Retype only what runs from the beginning of the data through the line with "const prolineLeafNampungchalLetters = ['a', 'a', 'b'];"; please omit the pictures and keep every line exact.

***

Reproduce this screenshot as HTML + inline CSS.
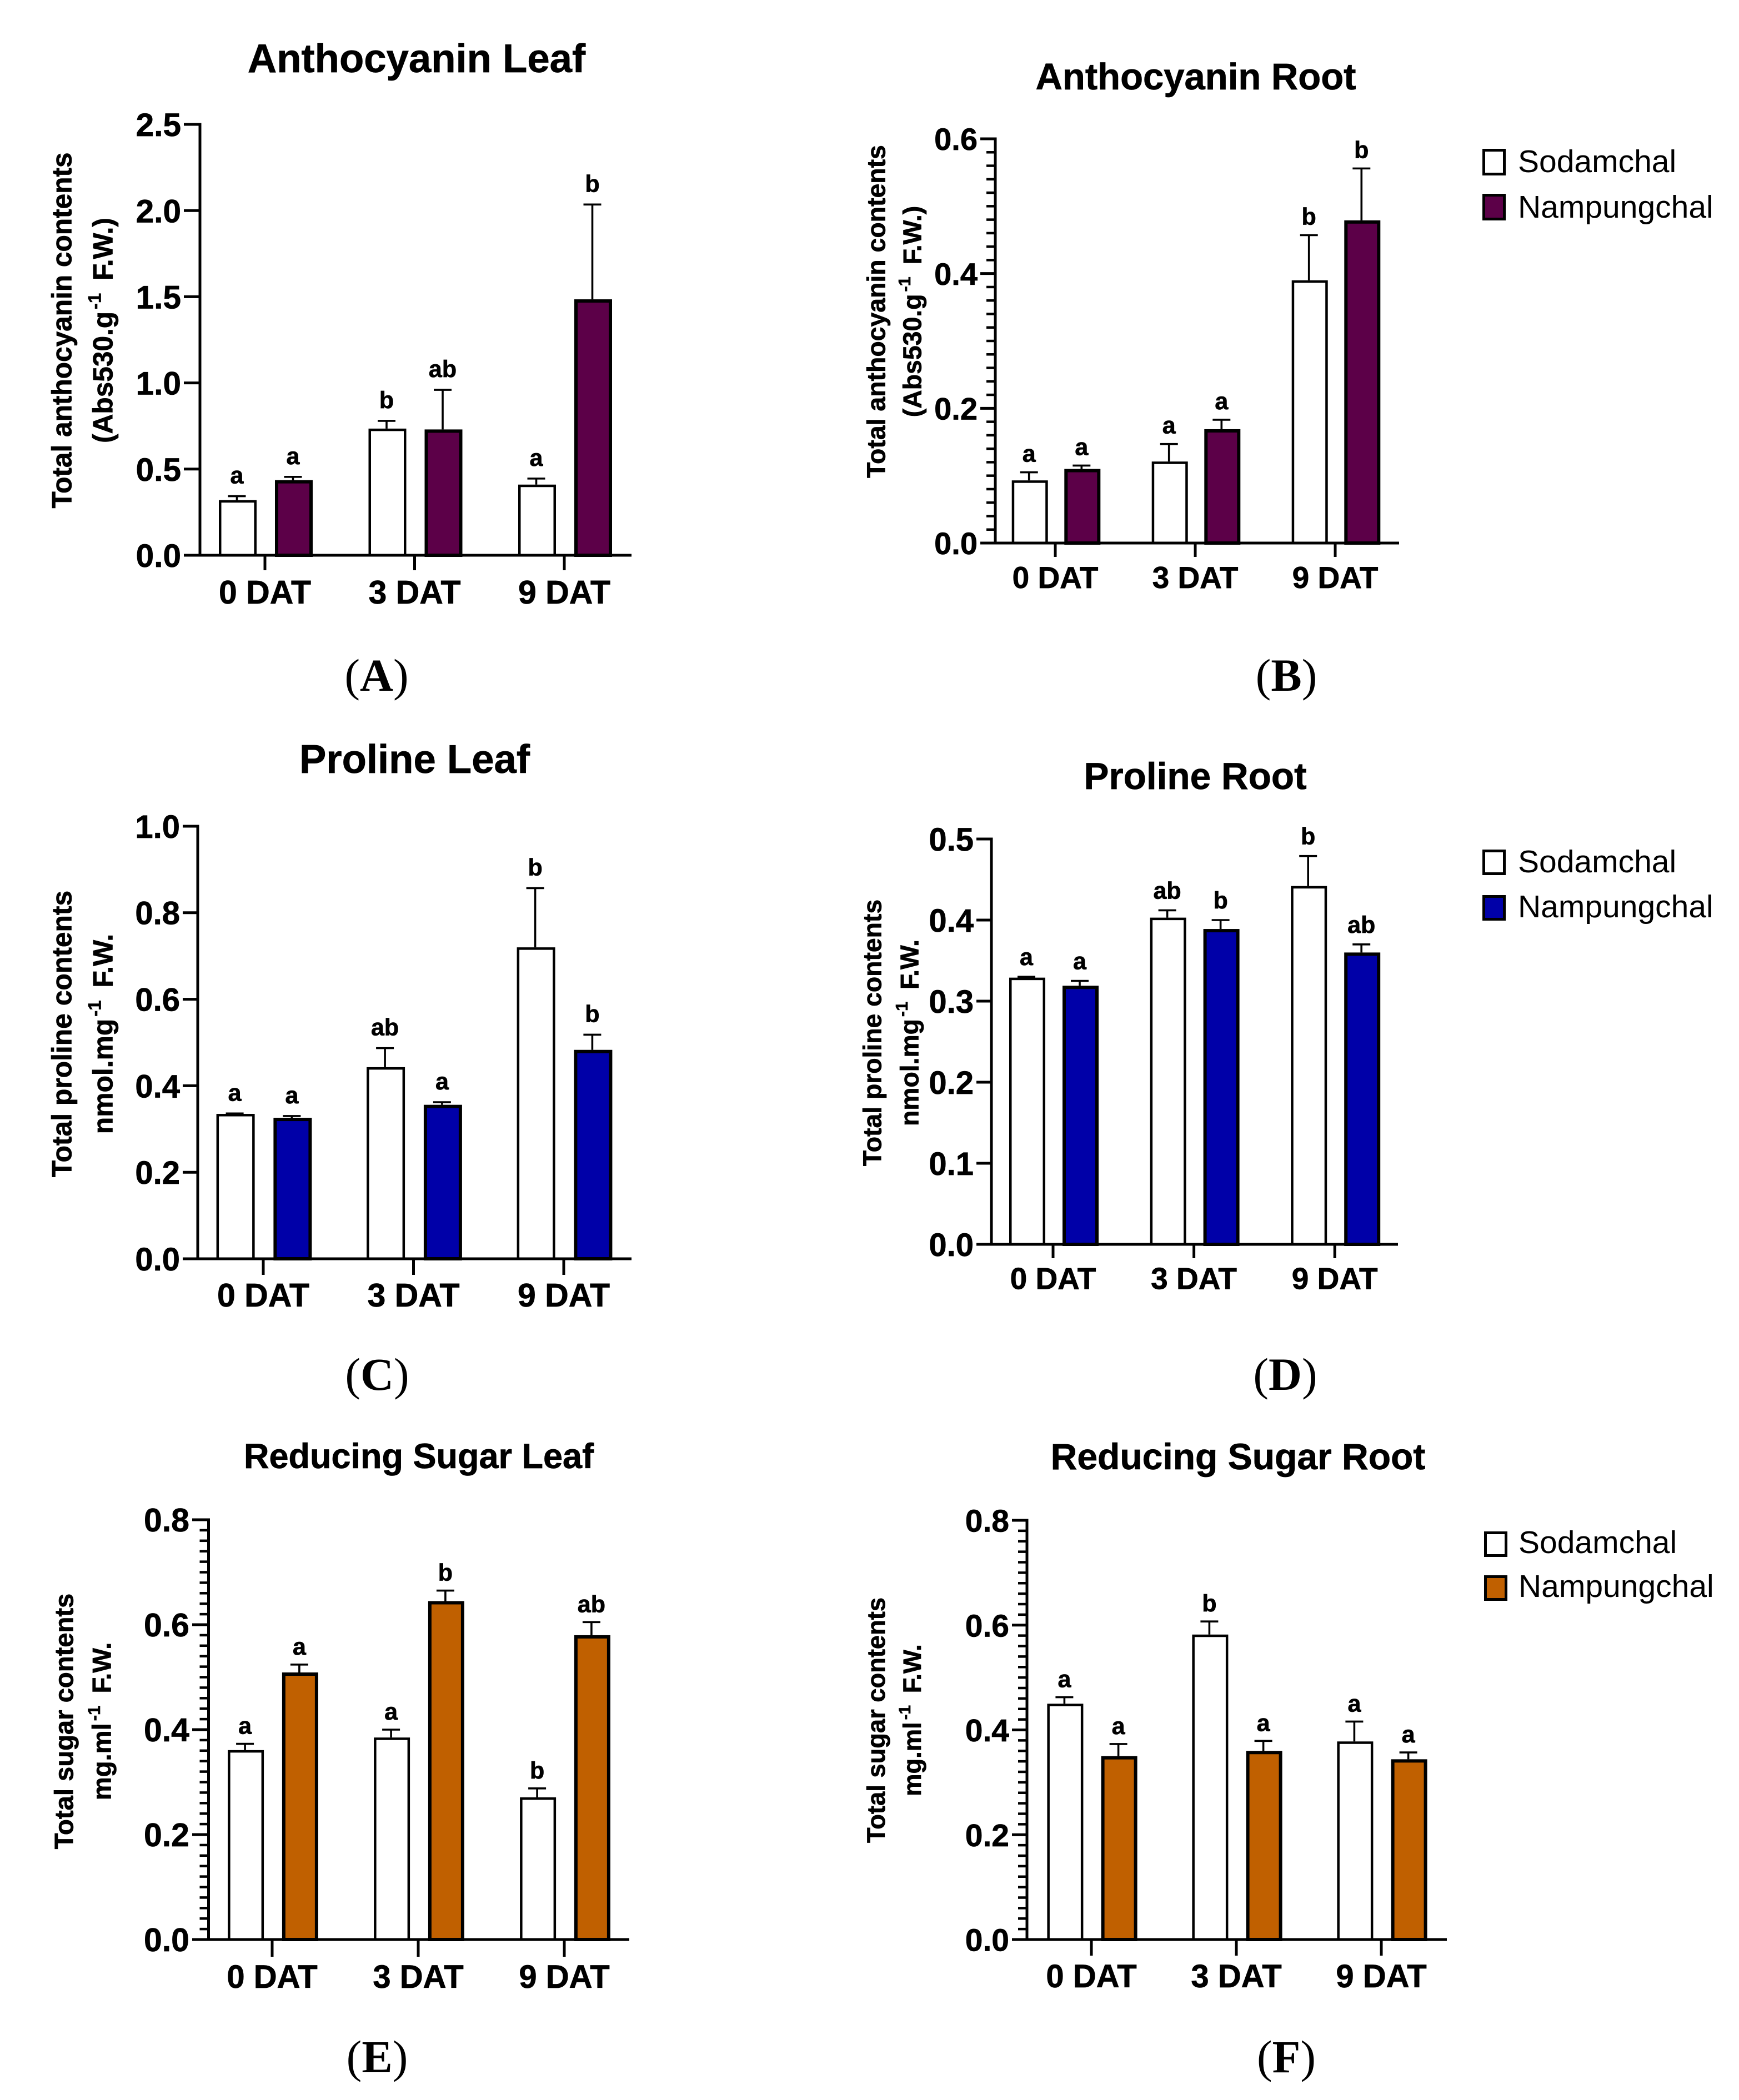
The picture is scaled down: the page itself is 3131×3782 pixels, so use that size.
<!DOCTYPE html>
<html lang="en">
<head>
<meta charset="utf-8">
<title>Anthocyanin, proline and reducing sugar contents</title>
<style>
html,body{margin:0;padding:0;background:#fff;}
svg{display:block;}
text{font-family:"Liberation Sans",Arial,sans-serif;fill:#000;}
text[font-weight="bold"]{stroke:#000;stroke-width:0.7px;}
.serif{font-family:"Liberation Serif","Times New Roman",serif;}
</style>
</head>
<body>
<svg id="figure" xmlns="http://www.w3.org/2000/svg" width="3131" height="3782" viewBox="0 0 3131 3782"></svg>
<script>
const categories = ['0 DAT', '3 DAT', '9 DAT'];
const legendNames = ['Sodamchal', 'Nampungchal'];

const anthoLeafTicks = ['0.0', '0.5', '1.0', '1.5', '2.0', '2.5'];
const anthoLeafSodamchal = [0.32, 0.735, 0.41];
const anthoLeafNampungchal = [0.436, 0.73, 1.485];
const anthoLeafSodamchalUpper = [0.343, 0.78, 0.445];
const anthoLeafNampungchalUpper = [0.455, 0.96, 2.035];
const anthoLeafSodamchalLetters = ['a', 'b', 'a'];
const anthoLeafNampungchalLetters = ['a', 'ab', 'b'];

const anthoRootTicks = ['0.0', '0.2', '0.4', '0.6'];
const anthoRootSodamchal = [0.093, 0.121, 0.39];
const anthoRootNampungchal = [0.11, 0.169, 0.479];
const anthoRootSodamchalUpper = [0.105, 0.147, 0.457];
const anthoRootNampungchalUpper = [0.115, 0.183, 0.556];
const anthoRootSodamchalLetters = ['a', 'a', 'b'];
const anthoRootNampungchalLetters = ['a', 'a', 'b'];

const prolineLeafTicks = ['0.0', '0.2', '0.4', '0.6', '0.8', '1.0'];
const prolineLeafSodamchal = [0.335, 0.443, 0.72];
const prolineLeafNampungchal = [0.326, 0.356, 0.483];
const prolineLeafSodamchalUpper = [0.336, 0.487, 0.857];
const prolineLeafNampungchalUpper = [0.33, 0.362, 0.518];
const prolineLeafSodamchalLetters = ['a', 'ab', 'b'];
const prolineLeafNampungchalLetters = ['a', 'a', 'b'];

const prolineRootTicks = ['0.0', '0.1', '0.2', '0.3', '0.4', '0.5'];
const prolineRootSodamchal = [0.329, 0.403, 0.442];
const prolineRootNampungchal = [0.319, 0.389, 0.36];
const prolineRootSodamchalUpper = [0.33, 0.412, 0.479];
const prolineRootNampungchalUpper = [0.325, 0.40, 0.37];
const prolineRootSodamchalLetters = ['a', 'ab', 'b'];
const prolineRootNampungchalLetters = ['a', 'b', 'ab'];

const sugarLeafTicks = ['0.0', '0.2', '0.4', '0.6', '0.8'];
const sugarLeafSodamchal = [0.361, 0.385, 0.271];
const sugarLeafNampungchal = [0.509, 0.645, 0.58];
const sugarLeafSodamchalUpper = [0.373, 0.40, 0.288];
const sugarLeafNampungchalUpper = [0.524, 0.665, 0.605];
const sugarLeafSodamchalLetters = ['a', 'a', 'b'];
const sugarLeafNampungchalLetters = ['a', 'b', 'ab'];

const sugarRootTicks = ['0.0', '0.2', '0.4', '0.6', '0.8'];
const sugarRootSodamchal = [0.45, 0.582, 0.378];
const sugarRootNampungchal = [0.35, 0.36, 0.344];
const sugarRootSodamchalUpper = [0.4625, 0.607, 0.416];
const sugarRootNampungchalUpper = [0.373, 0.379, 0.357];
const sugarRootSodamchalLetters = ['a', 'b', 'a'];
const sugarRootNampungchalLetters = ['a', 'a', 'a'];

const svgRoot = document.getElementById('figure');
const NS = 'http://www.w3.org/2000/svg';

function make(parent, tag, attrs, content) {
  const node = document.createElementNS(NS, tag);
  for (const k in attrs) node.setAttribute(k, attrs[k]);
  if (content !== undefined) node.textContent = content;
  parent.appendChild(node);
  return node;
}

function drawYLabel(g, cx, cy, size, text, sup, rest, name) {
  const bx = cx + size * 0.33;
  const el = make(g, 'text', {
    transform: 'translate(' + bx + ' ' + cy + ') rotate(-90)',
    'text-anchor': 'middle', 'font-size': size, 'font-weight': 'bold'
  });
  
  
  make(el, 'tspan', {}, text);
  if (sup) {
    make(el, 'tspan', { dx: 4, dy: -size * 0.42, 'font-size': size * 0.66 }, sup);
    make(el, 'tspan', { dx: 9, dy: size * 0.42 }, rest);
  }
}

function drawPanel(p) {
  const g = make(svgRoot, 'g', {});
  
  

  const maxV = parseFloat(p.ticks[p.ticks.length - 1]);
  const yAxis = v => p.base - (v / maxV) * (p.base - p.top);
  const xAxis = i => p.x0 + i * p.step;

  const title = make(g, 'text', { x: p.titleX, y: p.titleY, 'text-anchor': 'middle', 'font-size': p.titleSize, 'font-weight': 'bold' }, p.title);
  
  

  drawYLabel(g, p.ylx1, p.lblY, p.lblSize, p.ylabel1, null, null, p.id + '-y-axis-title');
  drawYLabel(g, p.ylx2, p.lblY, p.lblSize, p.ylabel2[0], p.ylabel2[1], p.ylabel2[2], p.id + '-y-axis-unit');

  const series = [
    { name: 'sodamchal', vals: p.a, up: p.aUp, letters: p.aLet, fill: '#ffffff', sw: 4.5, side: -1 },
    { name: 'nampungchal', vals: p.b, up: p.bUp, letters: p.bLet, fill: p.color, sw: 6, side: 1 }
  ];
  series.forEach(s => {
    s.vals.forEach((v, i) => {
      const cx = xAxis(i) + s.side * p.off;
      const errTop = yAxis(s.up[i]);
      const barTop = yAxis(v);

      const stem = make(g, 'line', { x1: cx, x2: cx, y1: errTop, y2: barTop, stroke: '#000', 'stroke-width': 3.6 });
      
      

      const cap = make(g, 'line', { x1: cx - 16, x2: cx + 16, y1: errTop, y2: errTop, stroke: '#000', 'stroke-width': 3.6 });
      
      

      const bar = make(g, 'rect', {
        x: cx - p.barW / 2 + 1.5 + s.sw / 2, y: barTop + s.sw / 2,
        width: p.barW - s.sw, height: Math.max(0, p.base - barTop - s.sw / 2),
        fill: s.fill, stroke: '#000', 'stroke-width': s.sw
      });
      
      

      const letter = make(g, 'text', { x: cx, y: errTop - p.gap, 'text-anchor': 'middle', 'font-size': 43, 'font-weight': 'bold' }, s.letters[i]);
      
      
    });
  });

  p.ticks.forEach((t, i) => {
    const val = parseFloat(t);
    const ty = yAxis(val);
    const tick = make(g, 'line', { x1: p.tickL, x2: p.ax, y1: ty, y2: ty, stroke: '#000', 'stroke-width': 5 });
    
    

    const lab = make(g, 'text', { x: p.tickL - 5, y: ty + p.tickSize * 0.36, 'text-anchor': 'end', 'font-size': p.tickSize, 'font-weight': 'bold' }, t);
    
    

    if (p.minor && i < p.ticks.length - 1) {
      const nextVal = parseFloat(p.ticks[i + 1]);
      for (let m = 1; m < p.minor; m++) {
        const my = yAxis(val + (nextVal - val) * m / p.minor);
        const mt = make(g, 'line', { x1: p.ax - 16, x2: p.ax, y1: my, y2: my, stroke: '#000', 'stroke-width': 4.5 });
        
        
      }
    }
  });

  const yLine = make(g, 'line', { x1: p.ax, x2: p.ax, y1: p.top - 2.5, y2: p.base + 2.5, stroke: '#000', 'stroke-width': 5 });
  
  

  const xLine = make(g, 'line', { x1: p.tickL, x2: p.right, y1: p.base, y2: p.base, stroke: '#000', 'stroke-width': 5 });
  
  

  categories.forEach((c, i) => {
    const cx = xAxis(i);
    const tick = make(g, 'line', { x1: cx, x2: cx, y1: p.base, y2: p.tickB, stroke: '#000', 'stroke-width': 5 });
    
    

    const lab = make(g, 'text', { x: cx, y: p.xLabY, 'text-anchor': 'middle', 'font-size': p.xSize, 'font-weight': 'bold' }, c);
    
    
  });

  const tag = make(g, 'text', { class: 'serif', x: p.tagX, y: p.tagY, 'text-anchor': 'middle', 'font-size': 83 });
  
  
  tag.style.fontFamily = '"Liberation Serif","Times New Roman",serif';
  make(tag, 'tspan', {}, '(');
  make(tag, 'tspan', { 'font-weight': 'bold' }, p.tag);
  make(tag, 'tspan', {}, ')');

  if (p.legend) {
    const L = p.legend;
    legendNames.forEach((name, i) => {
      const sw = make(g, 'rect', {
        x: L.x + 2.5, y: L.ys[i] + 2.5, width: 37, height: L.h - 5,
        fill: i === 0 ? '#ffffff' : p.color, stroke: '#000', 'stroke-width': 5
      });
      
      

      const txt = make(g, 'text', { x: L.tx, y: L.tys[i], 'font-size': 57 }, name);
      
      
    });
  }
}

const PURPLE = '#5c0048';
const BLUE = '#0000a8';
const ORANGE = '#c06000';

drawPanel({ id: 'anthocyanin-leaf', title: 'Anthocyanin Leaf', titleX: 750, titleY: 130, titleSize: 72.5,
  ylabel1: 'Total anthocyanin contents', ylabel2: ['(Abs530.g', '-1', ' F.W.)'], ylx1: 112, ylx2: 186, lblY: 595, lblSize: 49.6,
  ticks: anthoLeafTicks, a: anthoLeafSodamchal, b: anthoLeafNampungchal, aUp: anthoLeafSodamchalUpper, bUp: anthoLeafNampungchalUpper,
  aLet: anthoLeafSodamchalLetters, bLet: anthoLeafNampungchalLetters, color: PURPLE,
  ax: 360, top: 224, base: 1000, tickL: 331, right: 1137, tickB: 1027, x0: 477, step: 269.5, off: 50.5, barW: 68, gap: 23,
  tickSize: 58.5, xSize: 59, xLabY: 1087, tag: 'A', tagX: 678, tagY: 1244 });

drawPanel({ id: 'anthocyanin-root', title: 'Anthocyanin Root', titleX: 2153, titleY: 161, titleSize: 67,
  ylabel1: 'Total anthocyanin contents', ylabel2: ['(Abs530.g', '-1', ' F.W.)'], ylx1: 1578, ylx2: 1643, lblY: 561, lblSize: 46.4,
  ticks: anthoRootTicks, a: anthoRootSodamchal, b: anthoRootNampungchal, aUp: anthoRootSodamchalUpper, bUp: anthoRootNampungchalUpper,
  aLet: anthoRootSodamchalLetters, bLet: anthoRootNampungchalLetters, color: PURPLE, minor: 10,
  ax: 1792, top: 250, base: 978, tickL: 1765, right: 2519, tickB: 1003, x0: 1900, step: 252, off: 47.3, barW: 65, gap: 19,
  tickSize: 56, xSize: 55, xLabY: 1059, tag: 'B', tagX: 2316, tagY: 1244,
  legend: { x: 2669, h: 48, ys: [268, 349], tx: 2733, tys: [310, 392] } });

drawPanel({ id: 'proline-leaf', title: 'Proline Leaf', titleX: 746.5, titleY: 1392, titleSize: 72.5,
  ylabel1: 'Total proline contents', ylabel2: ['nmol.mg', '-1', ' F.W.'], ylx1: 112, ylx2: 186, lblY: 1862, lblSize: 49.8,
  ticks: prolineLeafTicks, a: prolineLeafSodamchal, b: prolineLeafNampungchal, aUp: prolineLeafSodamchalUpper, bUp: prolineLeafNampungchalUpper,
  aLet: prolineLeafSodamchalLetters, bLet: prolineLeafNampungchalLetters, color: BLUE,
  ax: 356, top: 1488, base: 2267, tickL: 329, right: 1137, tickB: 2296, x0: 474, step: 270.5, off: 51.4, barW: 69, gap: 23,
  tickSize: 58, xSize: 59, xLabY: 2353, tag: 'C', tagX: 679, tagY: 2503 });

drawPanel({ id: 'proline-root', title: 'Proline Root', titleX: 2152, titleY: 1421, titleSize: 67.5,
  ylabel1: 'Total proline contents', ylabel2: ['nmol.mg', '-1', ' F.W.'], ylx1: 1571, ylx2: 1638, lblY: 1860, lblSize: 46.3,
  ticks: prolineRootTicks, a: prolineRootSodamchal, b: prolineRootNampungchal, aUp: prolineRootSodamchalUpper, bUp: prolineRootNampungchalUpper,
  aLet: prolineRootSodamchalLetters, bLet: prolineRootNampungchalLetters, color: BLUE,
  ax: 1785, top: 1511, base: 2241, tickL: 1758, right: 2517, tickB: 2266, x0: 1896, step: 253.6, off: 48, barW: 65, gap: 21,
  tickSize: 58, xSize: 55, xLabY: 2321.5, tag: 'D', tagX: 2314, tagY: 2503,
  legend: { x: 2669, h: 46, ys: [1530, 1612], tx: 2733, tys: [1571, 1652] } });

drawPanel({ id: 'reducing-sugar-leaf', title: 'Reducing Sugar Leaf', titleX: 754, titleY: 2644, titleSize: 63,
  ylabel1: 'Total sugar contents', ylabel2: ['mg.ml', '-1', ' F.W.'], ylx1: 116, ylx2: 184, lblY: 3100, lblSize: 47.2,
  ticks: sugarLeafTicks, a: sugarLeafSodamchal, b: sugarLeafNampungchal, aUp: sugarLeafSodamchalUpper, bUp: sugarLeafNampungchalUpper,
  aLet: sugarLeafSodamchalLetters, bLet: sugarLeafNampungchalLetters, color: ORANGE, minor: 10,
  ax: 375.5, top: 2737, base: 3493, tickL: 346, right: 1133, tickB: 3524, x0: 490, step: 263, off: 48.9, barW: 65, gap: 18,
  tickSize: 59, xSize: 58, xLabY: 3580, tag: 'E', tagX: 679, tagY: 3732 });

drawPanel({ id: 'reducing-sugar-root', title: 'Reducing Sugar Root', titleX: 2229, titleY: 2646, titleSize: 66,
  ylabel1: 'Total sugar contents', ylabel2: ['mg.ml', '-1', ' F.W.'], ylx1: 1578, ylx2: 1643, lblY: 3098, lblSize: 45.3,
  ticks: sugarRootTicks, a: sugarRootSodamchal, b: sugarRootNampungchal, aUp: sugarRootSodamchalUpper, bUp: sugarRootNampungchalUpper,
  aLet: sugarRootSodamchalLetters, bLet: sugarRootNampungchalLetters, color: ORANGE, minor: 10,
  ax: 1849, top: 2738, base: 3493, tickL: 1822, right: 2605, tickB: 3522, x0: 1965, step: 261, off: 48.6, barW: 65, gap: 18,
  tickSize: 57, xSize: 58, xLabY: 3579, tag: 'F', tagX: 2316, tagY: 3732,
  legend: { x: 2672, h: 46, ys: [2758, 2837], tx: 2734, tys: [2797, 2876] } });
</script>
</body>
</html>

***

TASK OUTPUT:
Reproduce this screenshot as HTML + inline CSS.
The picture is scaled down: the page itself is 3131×3782 pixels, so use that size.
<!DOCTYPE html>
<html lang="en">
<head>
<meta charset="utf-8">
<title>Anthocyanin, proline and reducing sugar contents</title>
<style>
html,body{margin:0;padding:0;background:#fff;}
svg{display:block;}
text{font-family:"Liberation Sans",Arial,sans-serif;fill:#000;}
text[font-weight="bold"]{stroke:#000;stroke-width:0.7px;}
.serif{font-family:"Liberation Serif","Times New Roman",serif;}
</style>
</head>
<body>
<svg id="figure" xmlns="http://www.w3.org/2000/svg" width="3131" height="3782" viewBox="0 0 3131 3782"></svg>
<script>
const categories = ['0 DAT', '3 DAT', '9 DAT'];
const legendNames = ['Sodamchal', 'Nampungchal'];

const anthoLeafTicks = ['0.0', '0.5', '1.0', '1.5', '2.0', '2.5'];
const anthoLeafSodamchal = [0.32, 0.735, 0.41];
const anthoLeafNampungchal = [0.436, 0.73, 1.485];
const anthoLeafSodamchalUpper = [0.343, 0.78, 0.445];
const anthoLeafNampungchalUpper = [0.455, 0.96, 2.035];
const anthoLeafSodamchalLetters = ['a', 'b', 'a'];
const anthoLeafNampungchalLetters = ['a', 'ab', 'b'];

const anthoRootTicks = ['0.0', '0.2', '0.4', '0.6'];
const anthoRootSodamchal = [0.093, 0.121, 0.39];
const anthoRootNampungchal = [0.11, 0.169, 0.479];
const anthoRootSodamchalUpper = [0.105, 0.147, 0.457];
const anthoRootNampungchalUpper = [0.115, 0.183, 0.556];
const anthoRootSodamchalLetters = ['a', 'a', 'b'];
const anthoRootNampungchalLetters = ['a', 'a', 'b'];

const prolineLeafTicks = ['0.0', '0.2', '0.4', '0.6', '0.8', '1.0'];
const prolineLeafSodamchal = [0.335, 0.443, 0.72];
const prolineLeafNampungchal = [0.326, 0.356, 0.483];
const prolineLeafSodamchalUpper = [0.336, 0.487, 0.857];
const prolineLeafNampungchalUpper = [0.33, 0.362, 0.518];
const prolineLeafSodamchalLetters = ['a', 'ab', 'b'];
const prolineLeafNampungchalLetters = ['a', 'a', 'b'];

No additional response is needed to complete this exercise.